According to local officials, there were 1,415 veterans in Grand County as of July 2018. That figure is roughly 10 percent of the county’s estimated 2017 population total of 15,321. Of those 1,415 veterans, roughly 770 receive some form of benefit from the federal government in the form of pensions, insurance, medical care and more.
Former U.S. Army Captain and Iraq War veteran CarrieAnn Grayson, a Grand County resident, knows the issue first-hand.
Grayson, who is a certified disabled veteran, moved to Grand County after visiting the area in 2012. Over the past several years, Grayson has encountered hurdles when it comes to accessing specialty care in Grand County.
“It is mostly about specialty care and not primary care,” Grayson said, adding that she has spent the past several months trying to work through the VA’s referral system to see a specialty provider in the county.

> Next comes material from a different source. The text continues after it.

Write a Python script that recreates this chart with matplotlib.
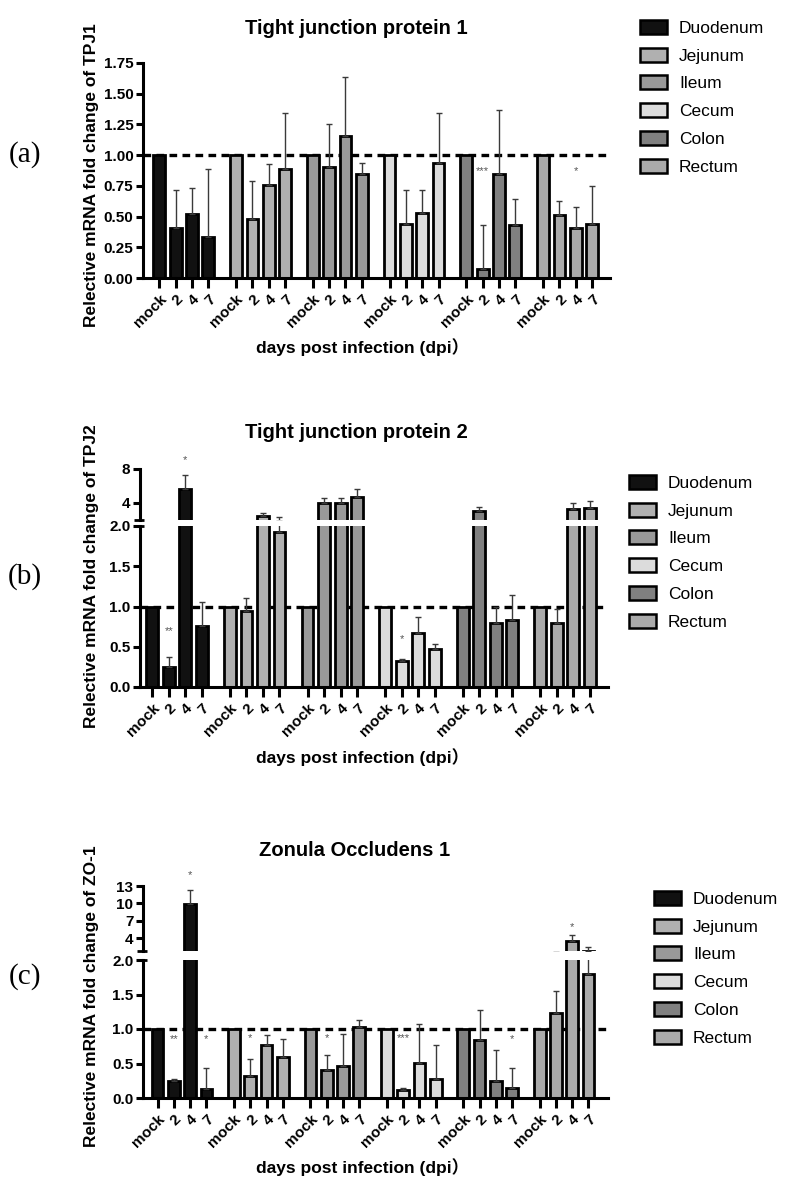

“I went to my primary care provider here and they faxed a referral in mid-November,” Grayson said. “We sent it to every single fax number that I could find. They re-faxed it to multiple numbers. By January they still couldn’t find my fax. I finally have an appointment set for Feb. 8 in Denver because the local provider doesn’t work with the VA.”
Under the Community Care Veterans Choice Program, veterans can access health care from private local providers after going through a relatively lengthy and complicated referral process.
“You have to be enrolled in VA medical to be eligible to go to community care,” explained Duane Dailey, veterans service officer for Grand County. “If they are a new enrollee they will initially go to a general appointment with a primary care provider at the Rocky Mountain Regional VA Medical Center (located in Denver).”
According to Dailey, veterans must inform VA officials they live more than 40 miles away from the nearest facility and that they want to enroll in Community Care to access the program. Once veterans have gone through the necessary steps to enroll in the program, they must go through a similar multi-step process to secure appointments at local providers through the VA choice system. The system involves a lot of back and forth between health care providers and the VA. A treatment plan must be developed and approved by the VA. The VA, and not the providers themselves, set payment rates.
“It is incumbent on veterans to call community care and tell them you want to go to a primary care provider,” Dailey said. “Hypothetically, if a veteran wants to go to Granby they will make the appointment for the veteran. You cannot just show up. Many people try to bypass the process.”
The issue of finding specialty providers who work with the VA adds an extra dimension of difficulty to the process.
Veterans not only have to go through the complicated and often confusing VA community choice referral system, but they must also hope that a specialty provider in their area participates in any VA programs.
According to Grayson, she and many other local veterans sometimes struggle to find local specialists who work with the VA. Officials from Middle Park Health confirmed they work with the VA to provide primary care for veterans here in Grand County.
Emergency medical care follows yet a different dynamic.
Veterans can get emergency room visits covered by the VA, but they must call a regional VA office, at Fort Harrison Montana, within three days of receiving treatment.
Among specialty providers, such as dentists, chiropractors and optometrists, the picture is more complex.
Granby Dental, with locations in both Granby and Kremmling, normally participates in the VA community choice program to provide dental services to local veterans, but, according to the office, the process has not been running smoothly.
“It was running pretty smoothly up until about six months ago,” explained Michelle Burns, office manager at Granby Dental. “Since then we haven’t received any payments from the VA. We have stopped seeing patients until the VA gets their act together. It is difficult. We want to provide that benefit to them.”
Burns said Granby Dental is still happy to accept veterans as patients while dealing with VA-related payment issued, but noted that those veterans would need to cover care-related costs through private insurance or cash payments.